Gaziantep Müze Müdürü Özgür Çomak, AA muhabirine, müzenin Cumhurbaşkanı Recep Tayyip Erdoğan’ın katılımıyla 2011’de açıldığını hatırlattı.
Müzede fuaye alanlarının, konferans salonlarının bulunduğunu dile getiren Çomak, “Burası, ülkemizde çağdaş müzecilik anlayışı çerçevesinde yapılan ilk müze özelliğini taşıyor. Müzemiz dünyanın da en önemli mozaik müzesidir.” dedi.
Çomak, müzenin A bloğunda Roma, B bloğunda ise Bizans dönemine ait eserlerin sergilendiğini, birçok ülkeden çok sayıda kişinin müzeye geldiğini vurguladı.
Müzedeki mozaiklerin diğerlerinden farklılık gösterdiğini anlatan Çomak, şunları kaydetti:
“Müzedeki eserler teker teker alanından getirildi.
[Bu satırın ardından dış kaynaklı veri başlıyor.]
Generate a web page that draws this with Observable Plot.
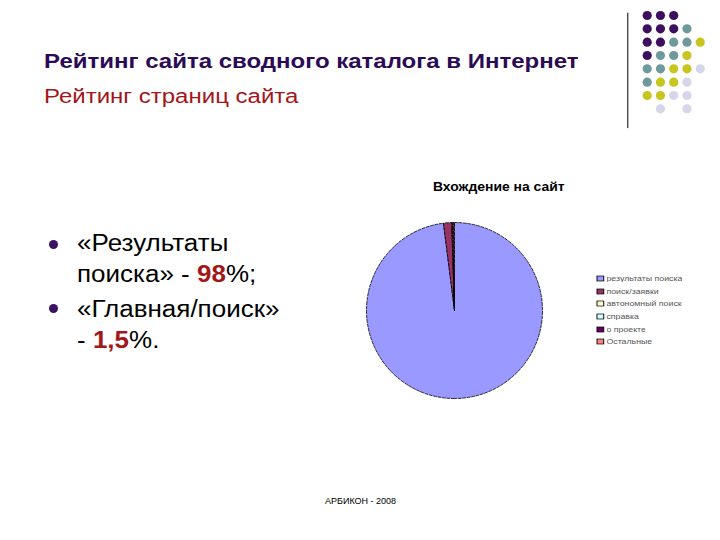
<!DOCTYPE html>
<html><head><meta charset="utf-8">
<script src="https://cdn.jsdelivr.net/npm/d3@7"></script>
<script src="https://cdn.jsdelivr.net/npm/@observablehq/plot@0.6"></script>
<style>
body{margin:0;background:#fff;font-family:"Liberation Sans",Arial,sans-serif;}
#page{position:relative;width:720px;height:540px;overflow:hidden;background:#fff;}
.abs{position:absolute;white-space:nowrap;transform-origin:0 0;}
#t1{left:44px;top:50px;font-size:20px;font-weight:bold;color:#2b0b55;transform:scaleX(1.2);}
#t2{left:44px;top:85px;font-size:20px;color:#a3161a;transform:scaleX(1.2);}
.bul{position:absolute;width:9px;height:9px;border-radius:50%;background:#3a1260;}
.btxt{position:absolute;left:77px;font-size:23px;line-height:31px;color:#000;white-space:nowrap;transform:scaleX(1.13);transform-origin:0 0;}
.btxt b{color:#a3161a;}
#ctitle{left:433px;top:180px;font-size:12px;font-weight:bold;color:#000;transform:scaleX(1.16);}
#foot{left:325px;top:496px;font-size:9px;color:#000;}
#pie{position:absolute;left:364px;top:220px;}
#deco{position:absolute;left:620px;top:5px;}
#legend{position:absolute;left:597px;top:272px;transform:scaleX(1.35);transform-origin:0 0;}
.lg-swatch{height:12.7px;padding-bottom:0 !important;margin:0 !important;}
.lg-swatch svg{margin-right:2px !important;}
.lg-swatch svg rect{stroke:#000;stroke-width:0.7px;}
</style></head>
<body><div id="page">
<div id="t1" class="abs">Рейтинг сайта сводного каталога в Интернет</div>
<div id="t2" class="abs">Рейтинг страниц сайта</div>
<div class="bul" style="left:49px;top:240px"></div>
<div class="btxt" style="top:228px">«Результаты<br>поиска» - <b>98</b>%;</div>
<div class="bul" style="left:49px;top:304px"></div>
<div class="btxt" style="top:294px">«Главная/поиск»<br>- <b>1,5</b>%.</div>
<div id="ctitle" class="abs">Вхождение на сайт</div>
<div id="pie"></div>
<div id="legend"></div>
<div id="deco"></div>
<div id="foot" class="abs">АРБИКОН - 2008</div>
</div>
<script>
// Pie data
const categories = ["результаты поиска","поиск/заявки","автономный поиск","справка","о проекте","Остальные"];
const values = [98, 1.5, 0.1, 0.1, 0.1, 0.2];
const colors = ["#9999FF","#993366","#FFFFCC","#CCFFFF","#660066","#FF8080"];

// decorative dot grid (rows top->bottom, cols left->right)
const decoRows = [0,0,0,1,1,1,1,2,2,2,2,2,3,3,3,3,4,4,4,4,4,5,5,5,5,6,6,6,6,7,7];
const decoCols = [0,1,2,0,1,2,3,0,1,2,3,4,0,1,2,3,0,1,2,3,4,0,1,2,3,0,1,2,3,1,3];
const decoKinds = ["P","P","P","P","P","P","T","P","P","T","T","Y","P","T","T","Y","T","T","Y","Y","L","T","Y","Y","L","Y","Y","L","L","L","L"];

const pieData = d3.pie().sort(null).value(d => d.value)(categories.map((c,i)=>({name:c, value:values[i], color:colors[i]})));
function arcPolygon(a0, a1){
  const n = Math.max(2, Math.ceil((a1-a0)/0.02));
  const pts = [[0,0]];
  for(let k=0;k<=n;k++){const a=a0+(a1-a0)*k/n; pts.push([Math.sin(a), Math.cos(a)]);}
  pts.push([0,0]);
  return pts;
}
const features = pieData.map(p => ({type:"Feature", properties:{name:p.data.name, color:p.data.color}, geometry:{type:"Polygon", coordinates:[arcPolygon(p.startAngle, p.endAngle)]}}));
const circle = {type:"Polygon", coordinates:[arcPolygon(0, 2*Math.PI).slice(1)]};

const pie = Plot.plot({
  width: 180, height: 180, margin: 2,
  projection: {type: "reflect-y", domain: circle},
  marks: [
    Plot.geo(features, {fill: d => d.properties.color, stroke: "#000", strokeWidth: 0.8, strokeDasharray: "3,1.5"})
  ]
});
document.getElementById("pie").appendChild(pie);

const leg = Plot.legend({color:{type:"ordinal", domain:categories, range:colors}, legend:"swatches", columns:1, swatchSize:5, className:"lg", style:{fontSize:"6.5px", fontFamily:"Liberation Sans, Arial, sans-serif", color:"#555"}});
document.getElementById("legend").appendChild(leg);

const kindColor = {P:"#3d0f5e", T:"#6f9a9b", Y:"#c7c51e", L:"#d6d6e8"};
const deco = Plot.plot({
  width: 100, height: 130, margin: 0,
  x: {domain:[-2.015, 5.53], axis:null},
  y: {domain:[-0.75, 9.0], axis:null, reverse:true},
  marks: [
    Plot.ruleX([-1.464], {y1:-0.17, y2: 8.48, stroke:"#000", strokeWidth:1}),
    Plot.dot(decoKinds.map((k,i)=>({x:decoCols[i], y:decoRows[i], k})), {x:"x", y:"y", r:4.6, fill: d => kindColor[d.k], stroke:"none"})
  ]
});
document.getElementById("deco").appendChild(deco);
</script>
</body></html>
Bu da bir nevi aslında yaşayan müze. Müzemiz, yaşayan müzeyi çok iyi anlatan bir sergileme konseptindedir. Dünya ve Anadolu’daki tüm müzelerimizdeki mozaiklerde 9 ila 10 renk skalasına kadar ulaşabiliyor ama Zeugma Mozaik Müzesi’ndeki mozaikler 13 farklı renk skalasından oluşuyor. Mozaiklerde, yapıldığı dönemde Fırat Nehri’nden çıkarılan doğal renkli taşlar kullanılmış. Müzemizde 3 boyut özelliği gösteren mozaiklerimiz mevcut. Mozaiklerde genellikle Roma ve Yunan mitolojisindeki sahneler yer alıyor, mitolojik tanrılar bulunuyor. Balık ve Fırat Nehri etrafındaki zengin bitkiler işlenmiş. Bunlardan en önemlisi de tabii ki Çingene Kızı.”
Çomak, 2019’da müzenin 350 bin ziyaretçiyi ağırladığını, geçen yıl salgın nedeniyle sayının 90 bine düştüğünü, bu senenin ilk 3 ayında ise 15 bin turistin buraya geldiğini ifade etti.
İstanbul’dan gelerek müzeyi gezen Mert Üçmer, “Özellikle Çingene Kızı mozaiğini görmeye geldim. Çok beğendim. Müzede çok önemli eserler var, insan etkileniyor. Herkesin gelmesini tavsiye ediyorum.” diye konuştu.
Ziyaretçilerden Gizem Aktaş da müzeye birçok kez geldiğini belirterek, “Burası zaten dünya çapında çok ünlü. Yapısıyla, atmosferiyle bizi gerçekten eski zamanların o gerçek yaşantısına götürüyor.” dedi.